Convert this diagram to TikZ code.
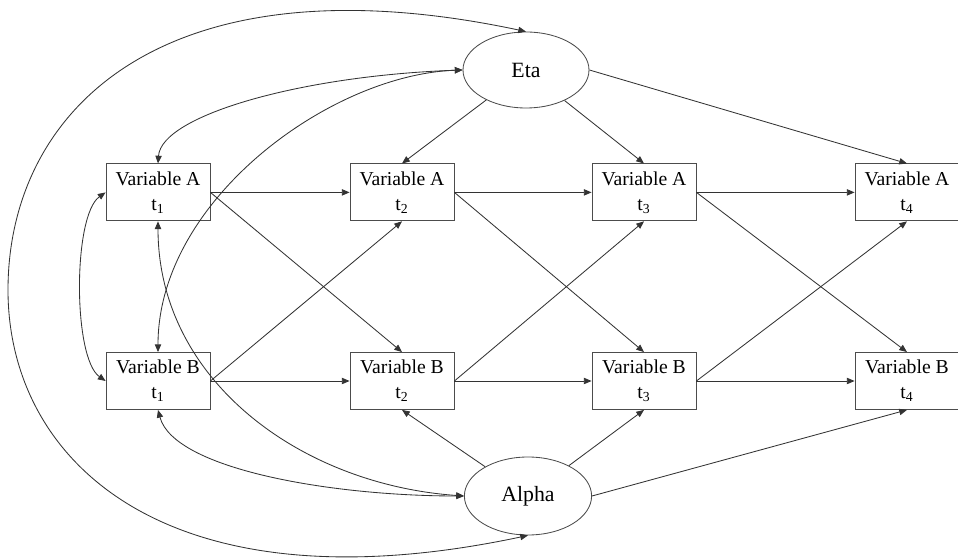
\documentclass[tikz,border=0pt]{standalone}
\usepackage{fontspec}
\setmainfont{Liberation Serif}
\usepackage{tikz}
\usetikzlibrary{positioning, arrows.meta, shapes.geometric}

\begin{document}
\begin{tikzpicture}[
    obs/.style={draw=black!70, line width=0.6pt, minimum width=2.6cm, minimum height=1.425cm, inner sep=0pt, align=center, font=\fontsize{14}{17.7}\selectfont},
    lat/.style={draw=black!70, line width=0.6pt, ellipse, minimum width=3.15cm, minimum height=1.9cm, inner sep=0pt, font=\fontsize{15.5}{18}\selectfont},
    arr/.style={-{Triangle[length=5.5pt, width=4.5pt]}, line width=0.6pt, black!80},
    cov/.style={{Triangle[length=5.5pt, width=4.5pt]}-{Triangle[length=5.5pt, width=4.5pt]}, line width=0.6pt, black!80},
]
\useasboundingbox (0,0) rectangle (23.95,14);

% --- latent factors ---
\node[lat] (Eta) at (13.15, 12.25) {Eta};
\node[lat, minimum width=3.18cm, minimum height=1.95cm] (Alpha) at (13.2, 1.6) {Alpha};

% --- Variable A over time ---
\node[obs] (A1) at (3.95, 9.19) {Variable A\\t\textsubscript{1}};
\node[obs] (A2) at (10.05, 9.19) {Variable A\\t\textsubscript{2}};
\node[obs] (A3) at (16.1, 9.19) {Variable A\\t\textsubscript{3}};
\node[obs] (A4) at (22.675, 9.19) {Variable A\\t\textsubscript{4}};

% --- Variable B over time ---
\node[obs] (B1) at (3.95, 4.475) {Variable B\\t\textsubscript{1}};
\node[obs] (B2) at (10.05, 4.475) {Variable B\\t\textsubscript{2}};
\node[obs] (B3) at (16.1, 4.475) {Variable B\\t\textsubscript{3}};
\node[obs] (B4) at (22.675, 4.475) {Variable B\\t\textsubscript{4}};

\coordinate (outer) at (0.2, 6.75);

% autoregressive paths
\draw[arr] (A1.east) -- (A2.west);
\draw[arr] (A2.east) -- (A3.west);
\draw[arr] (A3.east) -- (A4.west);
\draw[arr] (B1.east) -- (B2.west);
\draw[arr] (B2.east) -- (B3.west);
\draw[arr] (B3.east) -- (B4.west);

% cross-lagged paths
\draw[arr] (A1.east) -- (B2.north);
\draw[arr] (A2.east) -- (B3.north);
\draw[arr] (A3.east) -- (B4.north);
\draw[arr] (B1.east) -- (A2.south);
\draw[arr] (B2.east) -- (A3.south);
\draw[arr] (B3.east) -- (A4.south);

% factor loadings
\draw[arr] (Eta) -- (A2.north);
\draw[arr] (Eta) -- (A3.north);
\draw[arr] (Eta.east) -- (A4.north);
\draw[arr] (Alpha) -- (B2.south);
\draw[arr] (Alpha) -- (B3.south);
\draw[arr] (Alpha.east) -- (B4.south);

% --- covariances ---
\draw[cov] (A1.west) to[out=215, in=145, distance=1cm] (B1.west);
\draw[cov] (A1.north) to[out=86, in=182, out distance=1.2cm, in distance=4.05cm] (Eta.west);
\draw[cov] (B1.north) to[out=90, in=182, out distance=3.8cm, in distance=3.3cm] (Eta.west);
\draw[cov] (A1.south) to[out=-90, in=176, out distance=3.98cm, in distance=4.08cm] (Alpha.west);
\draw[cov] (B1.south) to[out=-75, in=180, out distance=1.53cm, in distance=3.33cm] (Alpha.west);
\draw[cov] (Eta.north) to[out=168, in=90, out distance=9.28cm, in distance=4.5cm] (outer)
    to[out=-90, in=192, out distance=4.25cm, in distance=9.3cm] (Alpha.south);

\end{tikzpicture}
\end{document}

☆ ☆ ☆ ☆ ☆ ☆ ☆

What is expected: Without the pictures, write out the whole listing above exactly as it appears.

Complete response:
Convert this diagram to TikZ code.
\documentclass[tikz,border=0pt]{standalone}
\usepackage{fontspec}
\setmainfont{Liberation Serif}
\usepackage{tikz}
\usetikzlibrary{positioning, arrows.meta, shapes.geometric}

\begin{document}
\begin{tikzpicture}[
    obs/.style={draw=black!70, line width=0.6pt, minimum width=2.6cm, minimum height=1.425cm, inner sep=0pt, align=center, font=\fontsize{14}{17.7}\selectfont},
    lat/.style={draw=black!70, line width=0.6pt, ellipse, minimum width=3.15cm, minimum height=1.9cm, inner sep=0pt, font=\fontsize{15.5}{18}\selectfont},
    arr/.style={-{Triangle[length=5.5pt, width=4.5pt]}, line width=0.6pt, black!80},
    cov/.style={{Triangle[length=5.5pt, width=4.5pt]}-{Triangle[length=5.5pt, width=4.5pt]}, line width=0.6pt, black!80},
]
\useasboundingbox (0,0) rectangle (23.95,14);

% --- latent factors ---
\node[lat] (Eta) at (13.15, 12.25) {Eta};
\node[lat, minimum width=3.18cm, minimum height=1.95cm] (Alpha) at (13.2, 1.6) {Alpha};

% --- Variable A over time ---
\node[obs] (A1) at (3.95, 9.19) {Variable A\\t\textsubscript{1}};
\node[obs] (A2) at (10.05, 9.19) {Variable A\\t\textsubscript{2}};
\node[obs] (A3) at (16.1, 9.19) {Variable A\\t\textsubscript{3}};
\node[obs] (A4) at (22.675, 9.19) {Variable A\\t\textsubscript{4}};

% --- Variable B over time ---
\node[obs] (B1) at (3.95, 4.475) {Variable B\\t\textsubscript{1}};
\node[obs] (B2) at (10.05, 4.475) {Variable B\\t\textsubscript{2}};
\node[obs] (B3) at (16.1, 4.475) {Variable B\\t\textsubscript{3}};
\node[obs] (B4) at (22.675, 4.475) {Variable B\\t\textsubscript{4}};

\coordinate (outer) at (0.2, 6.75);

% autoregressive paths
\draw[arr] (A1.east) -- (A2.west);
\draw[arr] (A2.east) -- (A3.west);
\draw[arr] (A3.east) -- (A4.west);
\draw[arr] (B1.east) -- (B2.west);
\draw[arr] (B2.east) -- (B3.west);
\draw[arr] (B3.east) -- (B4.west);

% cross-lagged paths
\draw[arr] (A1.east) -- (B2.north);
\draw[arr] (A2.east) -- (B3.north);
\draw[arr] (A3.east) -- (B4.north);
\draw[arr] (B1.east) -- (A2.south);
\draw[arr] (B2.east) -- (A3.south);
\draw[arr] (B3.east) -- (A4.south);

% factor loadings
\draw[arr] (Eta) -- (A2.north);
\draw[arr] (Eta) -- (A3.north);
\draw[arr] (Eta.east) -- (A4.north);
\draw[arr] (Alpha) -- (B2.south);
\draw[arr] (Alpha) -- (B3.south);
\draw[arr] (Alpha.east) -- (B4.south);

% --- covariances ---
\draw[cov] (A1.west) to[out=215, in=145, distance=1cm] (B1.west);
\draw[cov] (A1.north) to[out=86, in=182, out distance=1.2cm, in distance=4.05cm] (Eta.west);
\draw[cov] (B1.north) to[out=90, in=182, out distance=3.8cm, in distance=3.3cm] (Eta.west);
\draw[cov] (A1.south) to[out=-90, in=176, out distance=3.98cm, in distance=4.08cm] (Alpha.west);
\draw[cov] (B1.south) to[out=-75, in=180, out distance=1.53cm, in distance=3.33cm] (Alpha.west);
\draw[cov] (Eta.north) to[out=168, in=90, out distance=9.28cm, in distance=4.5cm] (outer)
    to[out=-90, in=192, out distance=4.25cm, in distance=9.3cm] (Alpha.south);

\end{tikzpicture}
\end{document}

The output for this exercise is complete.